I remembered I've once documented my realisation here of how selfish I am to be fearful of the death of my love ones. I'm selfish because I am afraid of what's to become/left of me when a significant part of me is gone with their departure. 

This time round, I tried my best to be selfless, to think of the best of your departure for you instead of the worst of your departure for me. So I suppressed, so I showered myself with heavenly consoles instead of loud warm tears. 

The act that I put up was all good until I woke up from a nap after 'everything' was settled. Or was it? And will it? 

Staring at the boring blank space with hubs in the background asking what's for dinner, I got myself half dressed before sitting at the edge of the bed and continued with the aimless staring. Hubs got fed up because his presence was ignored, his repeated question of what do I want for dinner was left unanswered, so he yelled instead of asked. Then I broke down. Not because he got mad at me but because reality finally hit me hard.
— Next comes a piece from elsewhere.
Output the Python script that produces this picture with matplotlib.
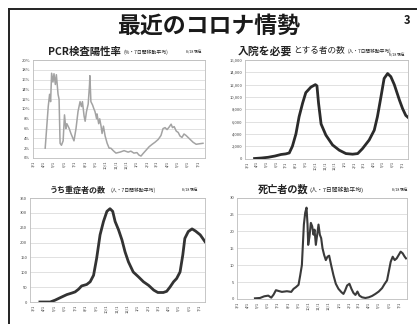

I cried so hard my tears dried up yet the wallows couldn't stop. I was still selfish. I didn't want you to leave. Even though for years you couldn't remember me, I was happy and contented being able to see you, touch you, feed you, baby cradled you and speak to you in your own language. Now your departure rids me of all these, the precious minimal things that I could still do with the amnesic you. 

Grandma, you left not remembering who am I but I will always remember all my 25 years with you.